Review: Bethany Collins, Undersong

Dec 1, 2018 / by Brian T. Leahy / Artforum

“I’ve been told that my mother’s name was Millie.” So wrote Lula Montgomery in an 1898 newspaper ad filled with half-remembered names, which Montgomery paid for in hopes that a reader might reconnect her with the family she lost when she was sold, as a baby, into the hands of a different slave owner in Richmond, Virginia. Adopting the heading of this ad for the work Do You Know Them? (1898), 2018, Bethany Collins embossed Montgomery’s words twice over on a fragile sheet of crimson newsprint, resurrecting their haunting refrain; the other nine sheets that comprise this work echo the words written by other men and women who had also been separated from their families.

For Collins’s solo show at Patron, the newsprint represented one of three techniques that the artist has previously used to manipulate text. Help me to find my people, 2018, which aligned with Do You Know Them? (1898), consisted of similar classifieds blind-embossed onto black paper; “I wish to inquire for my people” was a typical opening line, difficult to discern against the text’s identically tinted ground. A trio of large panels layered with a skin of cranberry-colored latex paint provided fields over which Collins repetitively transcribed lyrics from patriotic hymns such as “America the Beautiful” and “You’re a Grand Old Flag,” extracting ambiguous evocations of love and homeland from shopworn tunes. In a final strategy that contrasted with the small scale of the newsprint pleas, Collins rendered selections from Homer’s Odyssey in graphite on large white sheets of paper.

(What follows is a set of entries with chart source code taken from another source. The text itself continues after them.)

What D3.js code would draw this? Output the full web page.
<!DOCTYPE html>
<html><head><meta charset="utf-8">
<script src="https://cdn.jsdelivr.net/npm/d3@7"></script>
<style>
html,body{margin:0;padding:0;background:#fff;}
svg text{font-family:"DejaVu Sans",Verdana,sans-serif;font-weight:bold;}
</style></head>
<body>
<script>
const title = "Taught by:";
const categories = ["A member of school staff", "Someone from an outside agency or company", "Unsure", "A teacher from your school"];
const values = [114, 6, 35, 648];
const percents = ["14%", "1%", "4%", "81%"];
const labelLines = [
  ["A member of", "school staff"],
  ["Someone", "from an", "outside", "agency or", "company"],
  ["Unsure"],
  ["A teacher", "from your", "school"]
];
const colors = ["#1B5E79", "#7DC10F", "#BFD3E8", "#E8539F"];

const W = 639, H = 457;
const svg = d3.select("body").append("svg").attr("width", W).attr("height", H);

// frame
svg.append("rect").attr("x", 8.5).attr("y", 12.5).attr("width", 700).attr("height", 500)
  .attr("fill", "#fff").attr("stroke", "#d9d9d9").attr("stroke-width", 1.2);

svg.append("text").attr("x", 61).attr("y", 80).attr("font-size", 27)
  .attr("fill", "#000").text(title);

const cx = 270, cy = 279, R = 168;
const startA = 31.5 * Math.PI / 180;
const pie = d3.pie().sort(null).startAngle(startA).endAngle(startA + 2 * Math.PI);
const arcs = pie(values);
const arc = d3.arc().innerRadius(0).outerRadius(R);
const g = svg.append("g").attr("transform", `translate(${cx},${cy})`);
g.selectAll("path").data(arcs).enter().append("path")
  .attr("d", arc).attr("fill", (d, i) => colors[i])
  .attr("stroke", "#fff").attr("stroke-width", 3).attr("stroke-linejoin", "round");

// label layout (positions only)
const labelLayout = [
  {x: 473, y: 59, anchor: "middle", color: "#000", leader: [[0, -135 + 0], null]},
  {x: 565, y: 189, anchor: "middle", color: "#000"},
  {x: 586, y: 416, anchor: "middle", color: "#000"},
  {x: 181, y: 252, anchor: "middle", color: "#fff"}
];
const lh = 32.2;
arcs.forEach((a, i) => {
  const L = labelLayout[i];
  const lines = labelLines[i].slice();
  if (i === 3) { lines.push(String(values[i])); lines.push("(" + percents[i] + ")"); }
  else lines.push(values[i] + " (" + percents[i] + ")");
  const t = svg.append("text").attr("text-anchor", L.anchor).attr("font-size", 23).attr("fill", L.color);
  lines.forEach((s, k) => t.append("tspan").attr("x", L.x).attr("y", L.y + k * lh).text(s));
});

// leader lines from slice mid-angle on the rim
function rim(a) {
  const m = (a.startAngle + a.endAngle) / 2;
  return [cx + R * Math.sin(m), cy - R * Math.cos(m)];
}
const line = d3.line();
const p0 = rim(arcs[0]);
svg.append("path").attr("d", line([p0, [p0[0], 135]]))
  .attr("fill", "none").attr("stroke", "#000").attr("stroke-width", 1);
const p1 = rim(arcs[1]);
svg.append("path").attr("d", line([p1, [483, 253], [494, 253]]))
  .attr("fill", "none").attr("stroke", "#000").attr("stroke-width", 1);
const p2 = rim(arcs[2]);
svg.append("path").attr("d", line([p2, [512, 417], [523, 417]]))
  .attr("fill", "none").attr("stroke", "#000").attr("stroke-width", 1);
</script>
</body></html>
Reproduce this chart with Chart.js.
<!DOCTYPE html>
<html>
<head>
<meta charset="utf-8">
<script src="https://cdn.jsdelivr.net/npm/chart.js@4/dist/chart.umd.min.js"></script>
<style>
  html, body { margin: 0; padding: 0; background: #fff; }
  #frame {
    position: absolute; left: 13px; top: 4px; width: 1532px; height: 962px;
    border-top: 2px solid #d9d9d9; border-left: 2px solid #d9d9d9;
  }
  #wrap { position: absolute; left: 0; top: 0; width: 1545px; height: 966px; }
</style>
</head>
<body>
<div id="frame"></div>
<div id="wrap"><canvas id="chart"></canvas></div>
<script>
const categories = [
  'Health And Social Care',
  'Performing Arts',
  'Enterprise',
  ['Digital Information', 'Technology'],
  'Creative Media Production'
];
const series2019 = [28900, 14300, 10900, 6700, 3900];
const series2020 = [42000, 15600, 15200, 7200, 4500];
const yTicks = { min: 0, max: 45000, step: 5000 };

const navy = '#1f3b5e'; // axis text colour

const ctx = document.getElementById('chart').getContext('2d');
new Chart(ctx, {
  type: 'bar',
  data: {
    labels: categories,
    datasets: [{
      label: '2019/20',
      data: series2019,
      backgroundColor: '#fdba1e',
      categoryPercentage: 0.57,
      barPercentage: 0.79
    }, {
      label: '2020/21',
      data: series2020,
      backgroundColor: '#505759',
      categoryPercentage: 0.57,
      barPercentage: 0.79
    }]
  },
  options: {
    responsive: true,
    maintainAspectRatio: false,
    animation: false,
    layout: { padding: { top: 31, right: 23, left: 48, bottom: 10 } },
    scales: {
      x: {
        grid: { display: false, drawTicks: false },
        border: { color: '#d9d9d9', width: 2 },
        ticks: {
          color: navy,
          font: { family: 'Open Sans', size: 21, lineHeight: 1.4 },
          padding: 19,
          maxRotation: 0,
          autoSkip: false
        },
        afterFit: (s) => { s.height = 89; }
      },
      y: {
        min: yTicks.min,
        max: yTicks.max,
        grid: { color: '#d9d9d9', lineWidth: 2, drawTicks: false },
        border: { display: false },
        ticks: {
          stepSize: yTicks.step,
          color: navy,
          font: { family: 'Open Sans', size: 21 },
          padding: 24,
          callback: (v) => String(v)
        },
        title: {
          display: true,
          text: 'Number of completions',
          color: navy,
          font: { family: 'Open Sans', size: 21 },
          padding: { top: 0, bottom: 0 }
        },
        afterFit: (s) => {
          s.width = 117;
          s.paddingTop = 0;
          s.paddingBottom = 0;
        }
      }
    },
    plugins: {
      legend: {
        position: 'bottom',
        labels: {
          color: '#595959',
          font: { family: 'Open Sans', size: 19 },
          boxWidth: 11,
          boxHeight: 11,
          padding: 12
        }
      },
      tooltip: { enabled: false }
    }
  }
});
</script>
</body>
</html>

This last body of work was sourced from single pages of different translations of Homer’s epic, which Collins meticulously replicated in dark-gray characters only to subject them to erasure with a mixture of Pink Pearl erasers and her own saliva; remnants of the process dust the bottom of the frames’ interiors. In tempering the text in this way, the artist was able to employ editorial precision: Within each diptych or triptych in the series, Collins left a brief snippet of text legible across the distinct translations. These phrases—each from the passage in which Odysseus, abandoned onshore, fails to recognize his erstwhile homeland—distilled the disorienting homesickness of the tale and rhymed with the ache for a missing family expressed by Montgomery and other former slaves in their printed testimonials.

Collins’s investigations of the ways in which race, identity, and history are bound by language could easily lend themselves to well-worn interpretive ruts. But what each work courted, at the edges of its formal and conceptual fastidiousness, was the materiality of language itself. Language matters for Collins in the doubled sense articulated by feminist physicist-theorist Karen Barad: It is both substantial and signifying. Words can and do reform our material realities. For example, dictionaries—key objects in earlier works by the artist, including Colorblind Dictionary, 2015, a found Merriam-Webster volume from which Collins erased all terms relating to color—accrete racialized language that codifies hegemonic colonial power. But this understanding of language as a site of political and historical struggle leads to works that foreground textual counterpractices—those that do not shirk from describing violence yet also employ language as a tool for dismantling larger systems, resisting the assumption that language need always serve those in power. Collins repeatedly asks (to use the exposed terms of one translation of The Odyssey), “Please tell me the nature of things around here / so I may judge for myself what I have fallen into.” And so that, Collins might add, I may do something about it.